PROBLEM: Find every line in the records below that holds the word "this", and copy each one.

[Code that draws figures]
++++
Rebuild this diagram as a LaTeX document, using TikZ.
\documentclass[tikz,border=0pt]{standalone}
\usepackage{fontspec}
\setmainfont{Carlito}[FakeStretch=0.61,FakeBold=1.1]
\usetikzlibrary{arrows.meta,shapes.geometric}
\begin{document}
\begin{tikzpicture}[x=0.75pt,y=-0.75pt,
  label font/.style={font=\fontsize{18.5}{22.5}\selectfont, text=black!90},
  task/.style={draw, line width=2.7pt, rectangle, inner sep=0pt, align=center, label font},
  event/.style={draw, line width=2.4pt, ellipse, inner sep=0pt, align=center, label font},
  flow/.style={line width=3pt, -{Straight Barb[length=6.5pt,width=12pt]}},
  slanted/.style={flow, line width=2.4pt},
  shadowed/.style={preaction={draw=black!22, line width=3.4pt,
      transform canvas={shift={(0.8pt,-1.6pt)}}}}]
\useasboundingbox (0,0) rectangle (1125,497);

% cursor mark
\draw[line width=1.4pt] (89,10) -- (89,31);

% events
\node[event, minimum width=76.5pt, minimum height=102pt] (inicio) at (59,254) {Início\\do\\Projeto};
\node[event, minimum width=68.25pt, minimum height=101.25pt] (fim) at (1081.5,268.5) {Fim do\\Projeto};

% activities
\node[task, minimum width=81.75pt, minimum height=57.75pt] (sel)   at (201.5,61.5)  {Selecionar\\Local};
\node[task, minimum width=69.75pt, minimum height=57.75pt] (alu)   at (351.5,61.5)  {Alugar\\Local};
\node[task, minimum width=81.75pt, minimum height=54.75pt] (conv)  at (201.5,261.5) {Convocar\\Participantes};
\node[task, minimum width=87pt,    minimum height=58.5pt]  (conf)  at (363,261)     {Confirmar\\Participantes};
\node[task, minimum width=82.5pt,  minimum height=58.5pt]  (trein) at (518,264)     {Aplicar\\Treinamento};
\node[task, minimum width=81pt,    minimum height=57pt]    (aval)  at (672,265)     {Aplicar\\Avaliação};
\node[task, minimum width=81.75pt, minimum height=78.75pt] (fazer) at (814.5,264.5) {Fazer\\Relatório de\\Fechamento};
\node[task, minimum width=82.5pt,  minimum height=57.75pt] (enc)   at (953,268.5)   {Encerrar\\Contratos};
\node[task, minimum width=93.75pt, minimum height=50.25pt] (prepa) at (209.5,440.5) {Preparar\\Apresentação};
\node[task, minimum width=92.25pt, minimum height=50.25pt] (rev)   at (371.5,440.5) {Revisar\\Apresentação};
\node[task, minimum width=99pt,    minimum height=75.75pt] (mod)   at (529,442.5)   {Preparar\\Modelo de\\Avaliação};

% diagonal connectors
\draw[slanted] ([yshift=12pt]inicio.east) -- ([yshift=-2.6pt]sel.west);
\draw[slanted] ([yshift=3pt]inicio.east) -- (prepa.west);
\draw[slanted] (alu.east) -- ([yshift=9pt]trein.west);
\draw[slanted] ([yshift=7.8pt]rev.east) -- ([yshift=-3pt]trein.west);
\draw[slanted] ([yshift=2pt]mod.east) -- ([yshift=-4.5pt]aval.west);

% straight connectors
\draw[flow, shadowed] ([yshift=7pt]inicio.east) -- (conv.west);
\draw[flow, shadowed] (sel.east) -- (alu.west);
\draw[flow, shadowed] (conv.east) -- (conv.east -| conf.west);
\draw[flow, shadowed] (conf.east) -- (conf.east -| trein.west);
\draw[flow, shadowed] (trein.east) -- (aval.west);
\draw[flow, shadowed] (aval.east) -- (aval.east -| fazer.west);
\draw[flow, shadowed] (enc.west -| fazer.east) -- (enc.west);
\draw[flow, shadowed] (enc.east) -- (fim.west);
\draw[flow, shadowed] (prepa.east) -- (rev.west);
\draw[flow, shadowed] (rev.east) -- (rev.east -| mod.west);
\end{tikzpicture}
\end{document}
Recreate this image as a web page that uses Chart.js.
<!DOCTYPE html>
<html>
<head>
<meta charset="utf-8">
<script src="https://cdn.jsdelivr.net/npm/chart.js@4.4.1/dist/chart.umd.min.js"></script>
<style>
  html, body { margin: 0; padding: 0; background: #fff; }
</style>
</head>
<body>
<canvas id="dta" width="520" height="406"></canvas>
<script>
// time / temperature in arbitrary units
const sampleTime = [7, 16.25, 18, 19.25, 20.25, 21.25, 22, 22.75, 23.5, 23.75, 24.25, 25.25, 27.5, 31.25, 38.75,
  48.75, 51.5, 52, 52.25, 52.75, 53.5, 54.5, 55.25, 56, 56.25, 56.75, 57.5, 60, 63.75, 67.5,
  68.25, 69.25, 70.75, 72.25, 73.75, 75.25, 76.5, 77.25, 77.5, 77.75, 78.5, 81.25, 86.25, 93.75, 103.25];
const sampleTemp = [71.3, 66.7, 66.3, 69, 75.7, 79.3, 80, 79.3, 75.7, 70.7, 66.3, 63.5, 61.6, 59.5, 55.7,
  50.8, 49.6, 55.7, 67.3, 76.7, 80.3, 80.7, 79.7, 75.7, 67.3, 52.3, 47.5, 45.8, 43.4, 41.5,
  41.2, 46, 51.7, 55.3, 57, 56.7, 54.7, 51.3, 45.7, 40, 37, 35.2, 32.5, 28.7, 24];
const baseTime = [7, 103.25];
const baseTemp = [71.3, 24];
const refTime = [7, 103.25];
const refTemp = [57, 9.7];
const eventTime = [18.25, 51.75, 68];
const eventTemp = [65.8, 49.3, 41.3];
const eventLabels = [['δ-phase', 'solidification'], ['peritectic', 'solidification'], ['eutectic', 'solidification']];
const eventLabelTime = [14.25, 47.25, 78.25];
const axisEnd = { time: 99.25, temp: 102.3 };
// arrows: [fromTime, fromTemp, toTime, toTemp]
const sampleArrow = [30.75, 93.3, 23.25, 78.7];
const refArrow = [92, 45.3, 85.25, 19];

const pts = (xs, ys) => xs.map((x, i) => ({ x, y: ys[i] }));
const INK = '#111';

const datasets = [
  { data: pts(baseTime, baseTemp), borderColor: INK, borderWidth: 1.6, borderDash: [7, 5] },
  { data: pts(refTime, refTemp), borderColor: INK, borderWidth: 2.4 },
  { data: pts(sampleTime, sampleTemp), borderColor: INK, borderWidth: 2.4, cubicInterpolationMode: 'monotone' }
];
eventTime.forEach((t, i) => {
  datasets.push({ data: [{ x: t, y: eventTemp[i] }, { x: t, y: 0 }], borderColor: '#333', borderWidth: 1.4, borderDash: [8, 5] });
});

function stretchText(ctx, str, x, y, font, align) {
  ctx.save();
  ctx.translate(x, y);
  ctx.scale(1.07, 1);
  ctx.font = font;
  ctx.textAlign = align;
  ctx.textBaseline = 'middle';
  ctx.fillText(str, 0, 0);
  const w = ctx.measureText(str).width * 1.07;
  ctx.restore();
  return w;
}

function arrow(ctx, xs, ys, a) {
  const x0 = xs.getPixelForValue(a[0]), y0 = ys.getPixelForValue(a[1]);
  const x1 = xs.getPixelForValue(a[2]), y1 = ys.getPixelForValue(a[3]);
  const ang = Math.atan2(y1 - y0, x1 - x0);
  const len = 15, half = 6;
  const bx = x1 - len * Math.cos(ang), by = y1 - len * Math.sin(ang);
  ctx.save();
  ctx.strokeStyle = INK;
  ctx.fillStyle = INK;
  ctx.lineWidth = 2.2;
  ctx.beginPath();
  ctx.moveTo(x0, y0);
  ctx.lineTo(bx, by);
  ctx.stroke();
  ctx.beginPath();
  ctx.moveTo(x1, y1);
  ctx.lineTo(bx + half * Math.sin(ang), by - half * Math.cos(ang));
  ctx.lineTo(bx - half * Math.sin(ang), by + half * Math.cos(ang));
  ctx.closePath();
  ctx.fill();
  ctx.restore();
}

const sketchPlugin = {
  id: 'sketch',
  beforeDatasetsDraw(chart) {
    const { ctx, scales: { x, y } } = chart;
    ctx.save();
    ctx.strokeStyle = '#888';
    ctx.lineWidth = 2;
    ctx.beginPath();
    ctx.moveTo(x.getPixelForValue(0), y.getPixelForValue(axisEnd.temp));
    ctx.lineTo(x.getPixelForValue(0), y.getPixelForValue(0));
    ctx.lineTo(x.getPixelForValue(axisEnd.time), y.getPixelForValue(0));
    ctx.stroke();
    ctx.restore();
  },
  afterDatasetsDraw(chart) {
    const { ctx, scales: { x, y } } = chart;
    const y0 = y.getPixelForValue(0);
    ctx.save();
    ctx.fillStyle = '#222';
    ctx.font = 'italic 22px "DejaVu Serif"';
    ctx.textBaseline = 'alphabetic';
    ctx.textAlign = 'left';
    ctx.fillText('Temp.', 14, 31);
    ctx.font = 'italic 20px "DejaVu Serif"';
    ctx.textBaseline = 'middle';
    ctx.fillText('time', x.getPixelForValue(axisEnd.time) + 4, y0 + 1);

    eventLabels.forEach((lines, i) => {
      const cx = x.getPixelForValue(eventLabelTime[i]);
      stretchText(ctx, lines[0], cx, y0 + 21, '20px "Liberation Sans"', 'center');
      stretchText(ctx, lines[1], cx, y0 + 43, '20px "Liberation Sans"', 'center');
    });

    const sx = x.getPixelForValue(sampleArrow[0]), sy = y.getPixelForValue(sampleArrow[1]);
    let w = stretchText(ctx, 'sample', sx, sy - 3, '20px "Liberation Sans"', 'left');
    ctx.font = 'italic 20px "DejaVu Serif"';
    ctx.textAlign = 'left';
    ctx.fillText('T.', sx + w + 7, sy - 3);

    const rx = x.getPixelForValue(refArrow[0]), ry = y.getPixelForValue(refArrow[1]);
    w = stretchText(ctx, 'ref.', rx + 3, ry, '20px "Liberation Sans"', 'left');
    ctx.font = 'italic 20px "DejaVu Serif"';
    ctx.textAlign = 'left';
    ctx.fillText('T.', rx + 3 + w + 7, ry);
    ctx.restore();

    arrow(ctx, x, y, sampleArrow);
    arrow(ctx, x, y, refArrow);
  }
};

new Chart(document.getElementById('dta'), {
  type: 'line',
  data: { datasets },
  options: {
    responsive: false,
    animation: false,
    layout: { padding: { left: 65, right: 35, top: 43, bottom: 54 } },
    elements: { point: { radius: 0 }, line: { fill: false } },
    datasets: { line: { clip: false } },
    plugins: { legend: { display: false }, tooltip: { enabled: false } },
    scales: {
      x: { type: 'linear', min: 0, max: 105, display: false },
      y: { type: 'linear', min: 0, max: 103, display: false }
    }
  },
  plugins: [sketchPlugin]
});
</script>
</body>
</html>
++++
PROBLEM SOLUTION:
Rebuild this diagram as a LaTeX document, using TikZ.
Recreate this image as a web page that uses Chart.js.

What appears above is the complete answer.